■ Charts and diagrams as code
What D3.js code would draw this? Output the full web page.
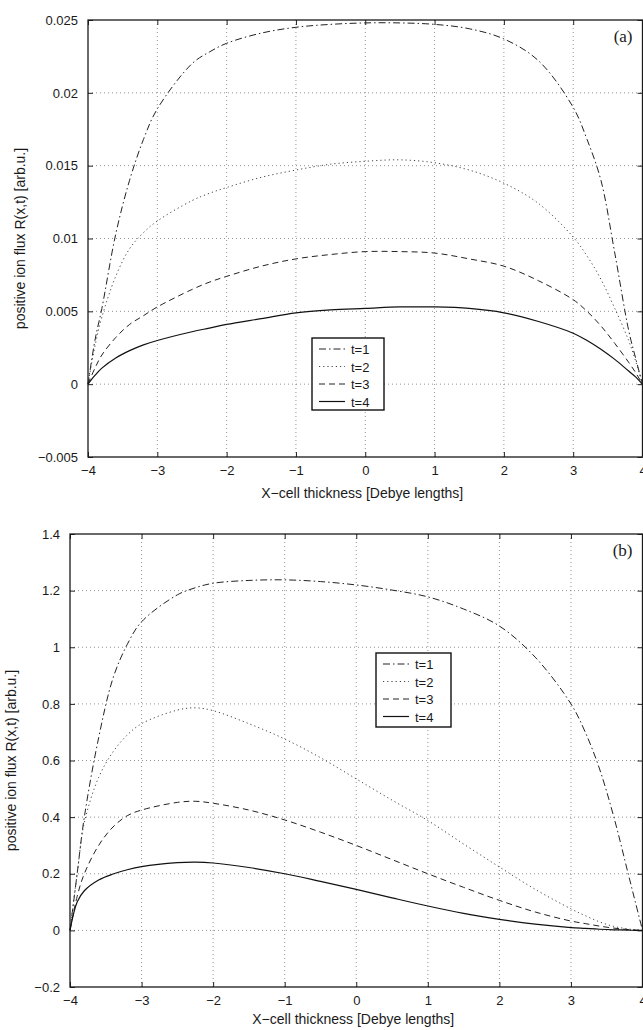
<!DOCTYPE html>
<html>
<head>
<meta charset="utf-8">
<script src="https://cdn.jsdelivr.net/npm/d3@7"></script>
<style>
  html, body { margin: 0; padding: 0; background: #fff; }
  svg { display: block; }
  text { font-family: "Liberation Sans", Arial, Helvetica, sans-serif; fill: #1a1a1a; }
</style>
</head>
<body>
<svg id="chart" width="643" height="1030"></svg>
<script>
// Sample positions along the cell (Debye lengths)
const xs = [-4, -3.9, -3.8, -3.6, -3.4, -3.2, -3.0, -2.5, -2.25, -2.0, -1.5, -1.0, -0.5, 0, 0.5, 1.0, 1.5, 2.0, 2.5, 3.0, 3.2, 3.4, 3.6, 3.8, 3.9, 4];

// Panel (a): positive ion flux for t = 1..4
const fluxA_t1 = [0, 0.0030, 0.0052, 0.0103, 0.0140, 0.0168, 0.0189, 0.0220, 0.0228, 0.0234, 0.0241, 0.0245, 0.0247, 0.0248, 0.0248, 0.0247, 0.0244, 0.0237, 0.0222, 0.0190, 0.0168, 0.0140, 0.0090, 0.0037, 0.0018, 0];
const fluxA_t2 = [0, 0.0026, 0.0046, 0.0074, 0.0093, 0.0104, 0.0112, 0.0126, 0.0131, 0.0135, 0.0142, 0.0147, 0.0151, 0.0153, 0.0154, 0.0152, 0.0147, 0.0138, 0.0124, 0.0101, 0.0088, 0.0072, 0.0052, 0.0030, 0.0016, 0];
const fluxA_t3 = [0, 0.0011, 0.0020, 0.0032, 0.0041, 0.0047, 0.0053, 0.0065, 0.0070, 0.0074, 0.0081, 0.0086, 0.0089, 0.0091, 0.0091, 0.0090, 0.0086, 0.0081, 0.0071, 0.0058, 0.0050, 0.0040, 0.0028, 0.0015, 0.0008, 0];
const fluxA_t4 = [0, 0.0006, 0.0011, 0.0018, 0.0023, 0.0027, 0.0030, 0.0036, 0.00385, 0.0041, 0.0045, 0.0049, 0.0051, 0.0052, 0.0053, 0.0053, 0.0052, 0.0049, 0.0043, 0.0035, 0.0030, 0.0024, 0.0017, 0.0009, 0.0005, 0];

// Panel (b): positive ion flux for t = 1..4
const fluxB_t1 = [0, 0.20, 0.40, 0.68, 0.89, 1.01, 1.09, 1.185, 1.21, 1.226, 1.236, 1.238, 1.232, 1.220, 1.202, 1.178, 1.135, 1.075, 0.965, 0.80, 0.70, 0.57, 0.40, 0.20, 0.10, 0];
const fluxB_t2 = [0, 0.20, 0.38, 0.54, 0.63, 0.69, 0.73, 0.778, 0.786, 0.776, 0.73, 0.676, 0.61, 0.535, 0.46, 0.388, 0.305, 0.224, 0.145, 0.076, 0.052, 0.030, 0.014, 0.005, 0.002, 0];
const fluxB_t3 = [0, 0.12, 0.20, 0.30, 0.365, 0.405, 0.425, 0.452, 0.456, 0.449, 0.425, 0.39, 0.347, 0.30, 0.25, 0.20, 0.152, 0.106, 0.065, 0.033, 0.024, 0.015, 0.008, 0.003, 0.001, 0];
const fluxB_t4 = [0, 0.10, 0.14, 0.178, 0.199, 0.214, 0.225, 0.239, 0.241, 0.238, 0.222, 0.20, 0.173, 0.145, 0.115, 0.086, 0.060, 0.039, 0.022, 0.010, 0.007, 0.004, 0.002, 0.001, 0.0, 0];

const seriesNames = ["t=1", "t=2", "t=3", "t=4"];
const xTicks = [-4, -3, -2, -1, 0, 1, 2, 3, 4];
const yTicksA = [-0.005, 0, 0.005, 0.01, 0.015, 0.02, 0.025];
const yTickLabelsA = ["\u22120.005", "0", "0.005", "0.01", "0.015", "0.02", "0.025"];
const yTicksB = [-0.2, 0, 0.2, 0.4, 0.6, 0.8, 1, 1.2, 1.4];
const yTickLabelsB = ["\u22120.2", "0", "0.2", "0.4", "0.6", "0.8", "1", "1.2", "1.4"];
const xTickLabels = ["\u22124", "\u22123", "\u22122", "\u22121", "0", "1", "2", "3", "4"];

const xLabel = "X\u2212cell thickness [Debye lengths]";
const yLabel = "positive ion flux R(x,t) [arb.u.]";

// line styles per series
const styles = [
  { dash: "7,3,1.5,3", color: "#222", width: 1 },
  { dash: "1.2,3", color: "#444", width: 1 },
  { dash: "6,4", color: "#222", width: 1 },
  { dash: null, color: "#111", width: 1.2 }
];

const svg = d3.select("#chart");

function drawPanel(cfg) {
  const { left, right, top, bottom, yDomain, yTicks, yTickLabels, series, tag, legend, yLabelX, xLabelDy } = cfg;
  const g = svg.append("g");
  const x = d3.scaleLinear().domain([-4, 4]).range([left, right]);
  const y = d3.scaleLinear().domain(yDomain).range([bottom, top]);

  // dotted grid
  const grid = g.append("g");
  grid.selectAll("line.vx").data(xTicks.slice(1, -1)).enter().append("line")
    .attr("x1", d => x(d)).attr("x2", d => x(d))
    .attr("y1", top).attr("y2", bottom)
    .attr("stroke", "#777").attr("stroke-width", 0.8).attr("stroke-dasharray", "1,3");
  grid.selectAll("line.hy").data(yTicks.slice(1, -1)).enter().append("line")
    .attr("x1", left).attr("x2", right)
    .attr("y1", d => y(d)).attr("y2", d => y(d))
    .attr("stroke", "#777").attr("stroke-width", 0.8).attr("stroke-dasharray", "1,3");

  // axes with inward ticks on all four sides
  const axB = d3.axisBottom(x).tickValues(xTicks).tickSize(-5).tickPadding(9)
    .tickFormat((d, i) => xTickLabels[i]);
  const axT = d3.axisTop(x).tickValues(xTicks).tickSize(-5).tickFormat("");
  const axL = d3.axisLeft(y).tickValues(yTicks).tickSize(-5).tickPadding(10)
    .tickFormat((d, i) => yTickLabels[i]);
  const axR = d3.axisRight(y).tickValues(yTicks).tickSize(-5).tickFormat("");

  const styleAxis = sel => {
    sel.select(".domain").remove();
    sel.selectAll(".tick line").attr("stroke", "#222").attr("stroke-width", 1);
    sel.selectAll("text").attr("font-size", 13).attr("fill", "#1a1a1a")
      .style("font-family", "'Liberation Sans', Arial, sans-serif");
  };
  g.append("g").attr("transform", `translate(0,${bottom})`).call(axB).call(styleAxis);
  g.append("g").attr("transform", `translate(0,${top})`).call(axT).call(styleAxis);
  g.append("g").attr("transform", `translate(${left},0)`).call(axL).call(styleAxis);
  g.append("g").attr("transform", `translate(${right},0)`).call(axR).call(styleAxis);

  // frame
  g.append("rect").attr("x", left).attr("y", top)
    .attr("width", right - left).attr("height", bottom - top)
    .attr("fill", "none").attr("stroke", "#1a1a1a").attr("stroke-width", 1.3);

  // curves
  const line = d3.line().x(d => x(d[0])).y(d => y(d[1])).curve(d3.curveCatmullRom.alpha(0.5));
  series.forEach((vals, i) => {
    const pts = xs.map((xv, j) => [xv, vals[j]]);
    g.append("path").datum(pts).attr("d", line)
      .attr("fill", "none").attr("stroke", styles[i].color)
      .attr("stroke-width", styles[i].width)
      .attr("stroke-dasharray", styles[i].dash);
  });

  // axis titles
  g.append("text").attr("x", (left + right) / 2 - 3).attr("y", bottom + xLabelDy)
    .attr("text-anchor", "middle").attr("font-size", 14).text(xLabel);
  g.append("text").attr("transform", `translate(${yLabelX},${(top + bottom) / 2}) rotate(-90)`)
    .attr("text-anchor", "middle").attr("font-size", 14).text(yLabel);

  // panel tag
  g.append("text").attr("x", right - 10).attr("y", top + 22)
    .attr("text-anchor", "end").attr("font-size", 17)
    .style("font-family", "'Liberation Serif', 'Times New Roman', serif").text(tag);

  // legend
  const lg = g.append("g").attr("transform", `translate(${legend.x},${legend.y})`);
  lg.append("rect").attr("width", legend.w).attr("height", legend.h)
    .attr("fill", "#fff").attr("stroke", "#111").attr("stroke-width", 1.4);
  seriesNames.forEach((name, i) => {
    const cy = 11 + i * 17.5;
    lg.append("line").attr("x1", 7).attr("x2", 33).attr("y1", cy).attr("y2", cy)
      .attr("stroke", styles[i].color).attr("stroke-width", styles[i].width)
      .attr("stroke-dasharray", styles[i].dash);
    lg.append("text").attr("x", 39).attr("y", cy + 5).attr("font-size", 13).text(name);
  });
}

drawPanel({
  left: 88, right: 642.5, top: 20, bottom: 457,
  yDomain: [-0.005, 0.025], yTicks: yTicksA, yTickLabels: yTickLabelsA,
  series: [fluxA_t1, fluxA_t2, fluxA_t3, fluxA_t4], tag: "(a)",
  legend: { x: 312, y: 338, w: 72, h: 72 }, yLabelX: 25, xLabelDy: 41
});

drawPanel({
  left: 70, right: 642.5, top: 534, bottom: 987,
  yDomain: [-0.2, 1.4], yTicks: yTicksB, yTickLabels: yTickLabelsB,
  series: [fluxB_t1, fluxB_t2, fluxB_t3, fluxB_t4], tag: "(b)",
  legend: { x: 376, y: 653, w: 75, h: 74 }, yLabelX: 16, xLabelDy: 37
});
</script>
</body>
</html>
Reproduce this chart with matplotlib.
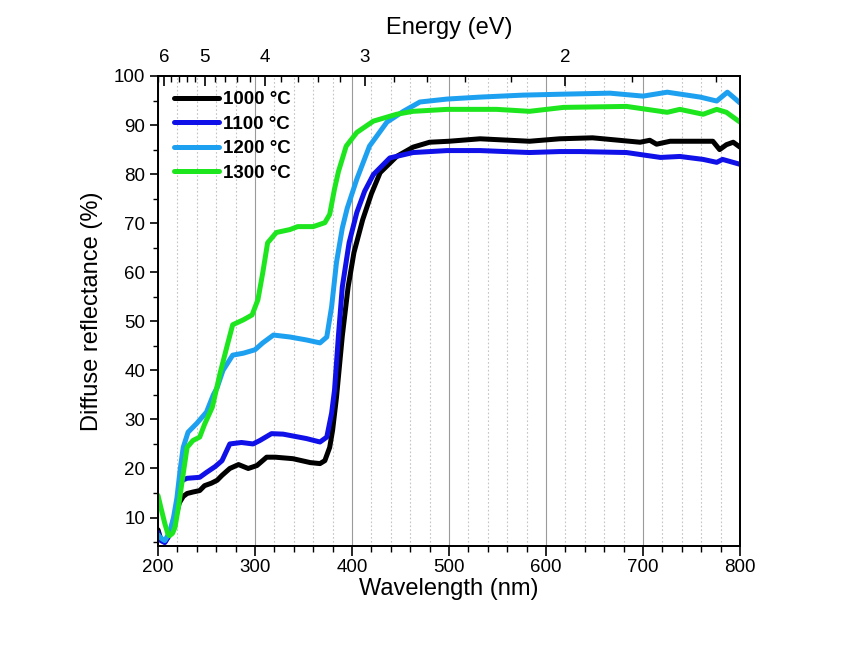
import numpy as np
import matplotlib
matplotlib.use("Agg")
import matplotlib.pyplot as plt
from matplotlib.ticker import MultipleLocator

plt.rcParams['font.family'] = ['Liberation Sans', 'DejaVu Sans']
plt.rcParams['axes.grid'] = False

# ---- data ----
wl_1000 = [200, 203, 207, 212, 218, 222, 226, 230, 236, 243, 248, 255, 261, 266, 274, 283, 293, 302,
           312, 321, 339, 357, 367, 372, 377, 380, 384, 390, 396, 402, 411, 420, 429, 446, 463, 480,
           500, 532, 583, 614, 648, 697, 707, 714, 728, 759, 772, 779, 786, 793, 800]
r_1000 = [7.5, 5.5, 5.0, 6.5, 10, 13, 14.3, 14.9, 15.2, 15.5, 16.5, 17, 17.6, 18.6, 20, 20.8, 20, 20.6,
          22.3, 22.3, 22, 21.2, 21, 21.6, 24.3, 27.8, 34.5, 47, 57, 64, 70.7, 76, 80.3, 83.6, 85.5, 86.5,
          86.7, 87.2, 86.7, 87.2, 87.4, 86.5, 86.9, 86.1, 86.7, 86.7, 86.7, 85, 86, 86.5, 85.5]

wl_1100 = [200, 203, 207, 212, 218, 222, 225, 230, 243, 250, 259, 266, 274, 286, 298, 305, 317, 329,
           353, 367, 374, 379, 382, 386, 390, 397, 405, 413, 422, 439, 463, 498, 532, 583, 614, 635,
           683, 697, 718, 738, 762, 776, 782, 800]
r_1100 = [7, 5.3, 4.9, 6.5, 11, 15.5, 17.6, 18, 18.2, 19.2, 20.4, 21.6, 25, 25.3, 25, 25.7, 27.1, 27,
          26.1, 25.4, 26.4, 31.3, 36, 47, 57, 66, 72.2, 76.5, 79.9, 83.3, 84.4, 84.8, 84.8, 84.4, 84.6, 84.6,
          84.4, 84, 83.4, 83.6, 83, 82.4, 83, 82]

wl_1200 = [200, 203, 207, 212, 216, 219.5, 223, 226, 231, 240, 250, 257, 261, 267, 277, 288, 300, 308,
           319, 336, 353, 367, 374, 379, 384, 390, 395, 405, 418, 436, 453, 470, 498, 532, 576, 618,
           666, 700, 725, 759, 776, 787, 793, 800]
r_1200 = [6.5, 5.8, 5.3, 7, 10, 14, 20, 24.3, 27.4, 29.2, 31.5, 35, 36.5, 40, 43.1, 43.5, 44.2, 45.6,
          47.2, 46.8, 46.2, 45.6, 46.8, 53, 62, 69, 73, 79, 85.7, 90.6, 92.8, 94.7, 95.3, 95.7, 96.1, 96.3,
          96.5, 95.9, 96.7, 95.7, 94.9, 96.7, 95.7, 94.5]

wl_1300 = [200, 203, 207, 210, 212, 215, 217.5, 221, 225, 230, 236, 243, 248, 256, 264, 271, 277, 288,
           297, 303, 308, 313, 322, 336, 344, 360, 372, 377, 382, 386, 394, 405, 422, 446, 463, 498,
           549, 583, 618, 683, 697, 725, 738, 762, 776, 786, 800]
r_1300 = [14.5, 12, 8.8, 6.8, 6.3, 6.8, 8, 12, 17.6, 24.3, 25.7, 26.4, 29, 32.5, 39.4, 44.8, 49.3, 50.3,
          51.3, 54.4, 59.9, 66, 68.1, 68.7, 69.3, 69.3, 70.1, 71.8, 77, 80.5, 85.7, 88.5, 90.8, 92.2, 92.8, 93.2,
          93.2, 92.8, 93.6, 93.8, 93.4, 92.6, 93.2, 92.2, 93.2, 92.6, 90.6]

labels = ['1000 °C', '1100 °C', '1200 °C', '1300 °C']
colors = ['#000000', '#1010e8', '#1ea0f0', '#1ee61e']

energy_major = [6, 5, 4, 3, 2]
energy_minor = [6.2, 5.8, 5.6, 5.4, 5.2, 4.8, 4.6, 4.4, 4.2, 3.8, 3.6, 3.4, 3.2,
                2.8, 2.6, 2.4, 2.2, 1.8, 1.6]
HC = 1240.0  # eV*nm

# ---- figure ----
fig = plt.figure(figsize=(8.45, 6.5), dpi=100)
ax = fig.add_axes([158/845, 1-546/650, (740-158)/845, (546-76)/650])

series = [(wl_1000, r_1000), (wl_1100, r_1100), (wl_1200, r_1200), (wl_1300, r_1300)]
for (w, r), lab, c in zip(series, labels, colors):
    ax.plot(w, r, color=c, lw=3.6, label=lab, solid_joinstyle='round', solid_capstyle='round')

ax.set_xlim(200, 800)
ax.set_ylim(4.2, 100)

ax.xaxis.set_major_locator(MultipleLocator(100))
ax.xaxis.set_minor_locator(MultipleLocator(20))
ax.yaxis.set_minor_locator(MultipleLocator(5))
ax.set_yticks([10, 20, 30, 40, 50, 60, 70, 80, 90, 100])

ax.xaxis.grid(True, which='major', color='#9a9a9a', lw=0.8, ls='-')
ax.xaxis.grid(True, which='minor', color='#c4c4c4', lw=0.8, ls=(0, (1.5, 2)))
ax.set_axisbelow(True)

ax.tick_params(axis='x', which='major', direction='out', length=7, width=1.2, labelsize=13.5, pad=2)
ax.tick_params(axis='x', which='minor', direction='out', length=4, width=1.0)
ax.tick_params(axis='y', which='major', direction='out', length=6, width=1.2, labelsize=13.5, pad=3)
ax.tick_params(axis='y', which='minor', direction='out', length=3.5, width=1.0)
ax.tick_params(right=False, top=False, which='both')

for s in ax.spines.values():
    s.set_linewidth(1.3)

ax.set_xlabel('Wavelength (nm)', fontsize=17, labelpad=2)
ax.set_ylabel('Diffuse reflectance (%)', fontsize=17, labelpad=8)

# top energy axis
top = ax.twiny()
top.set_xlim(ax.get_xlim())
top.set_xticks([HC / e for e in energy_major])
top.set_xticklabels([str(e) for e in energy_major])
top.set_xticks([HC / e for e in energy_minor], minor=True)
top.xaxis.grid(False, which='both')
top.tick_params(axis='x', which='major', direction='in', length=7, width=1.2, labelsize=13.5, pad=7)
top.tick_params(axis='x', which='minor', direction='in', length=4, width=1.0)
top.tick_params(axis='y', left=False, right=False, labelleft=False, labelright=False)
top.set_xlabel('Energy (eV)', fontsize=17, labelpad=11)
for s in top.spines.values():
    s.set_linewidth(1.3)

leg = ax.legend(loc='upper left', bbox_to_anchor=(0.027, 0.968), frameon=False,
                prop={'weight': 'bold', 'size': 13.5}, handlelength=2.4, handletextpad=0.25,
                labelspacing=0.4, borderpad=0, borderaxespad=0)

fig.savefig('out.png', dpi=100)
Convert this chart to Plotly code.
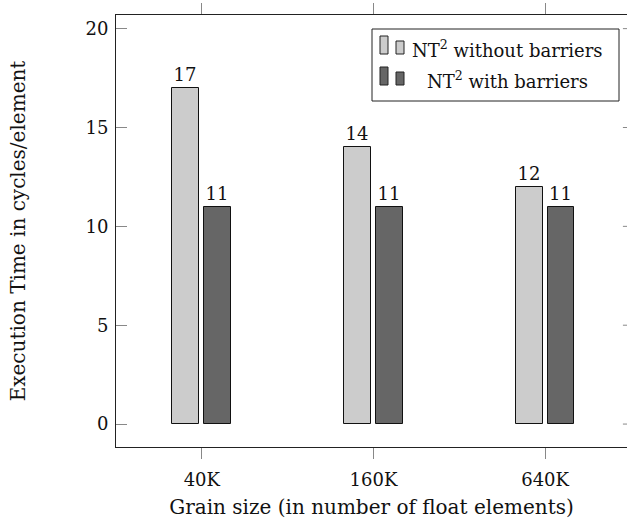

■ Stated goal
Give the number of lines that hold the word "matplotlib" in these records, with nothing added.

■ Expected answer
5